Racial feud, trial leave big legal bill
By Mike McCollum , Pilot & Today
Published February 28, 2008 at 12:30 a.m.
Updated February 28, 2008 at 1:53 a.m.
Almost six weeks after 15-year- old Randall Nelson was found not guilty of charges of assault and disorderly conduct stemming from a racially charged incident in February 2007 that left another boy with a broken jaw, legal and financial ramifications remain for the family.
In defending his son, now a freshman at Steamboat Springs High School, Brad Nelson learned a tough lesson: Good legal defense doesn't come cheap.
"If you want the best, you pay for the best," said Brad Nelson, who faces more than $40,000 of legal fees and other expenses related to his son's defense.
During Randall Nelson's years at Steamboat Springs Middle School, the other boy, who is white, taunted and threatened Randall, who is black, because of his race, according to the family's Steamboat Springs attorney, Kris Hammond.
Administrators depicted the incident as a wake-up call about harassment in local schools, which prompted a revamping of policies in the Steamboat Springs School District, where 91.7 percent of students are white.
"Our defense was self-defense, but you can't have a defense where you punched someone because they made you mad," said Hammond, who noted that it was demonstrated to the jury that Randall Nelson was indeed threatened.
Constant use of the N-word by the victim created in Randall's mind a threat, Hammond said.
"There is no other word like it in the English language," he added. "It conveys a threat without coming out and saying it. . . . There is no nice way for a white person to say that to a black person, regardless what the meaning is."
Brad Nelson said he's proud that his son's harassment shed light on racial intolerance, but that lesson came with a heavy price.
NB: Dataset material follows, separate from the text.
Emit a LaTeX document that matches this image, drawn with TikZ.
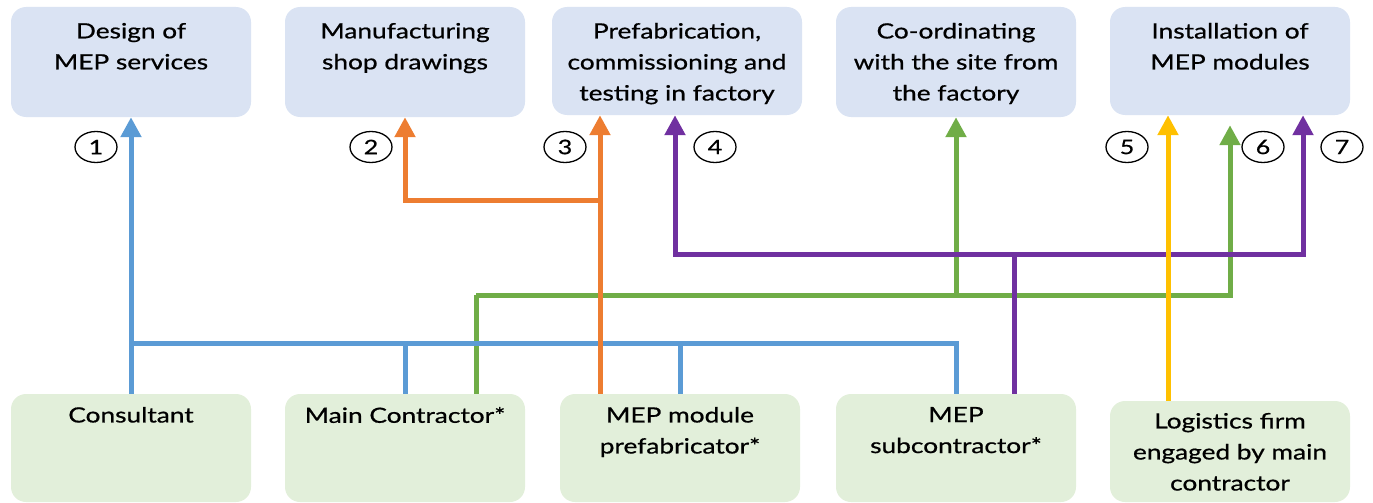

He said the legal bills may force the family to move from Steamboat, where they have lived for more than 10 years.
"That's still definitely in the cards, no doubt," he said. "My wife has been on a medical leave of absence for seven to eight months because of the stress of this, and one income in Steamboat doesn't quite make it. . . . Due to financial reasons, we may have to jump ship here, unfortunately."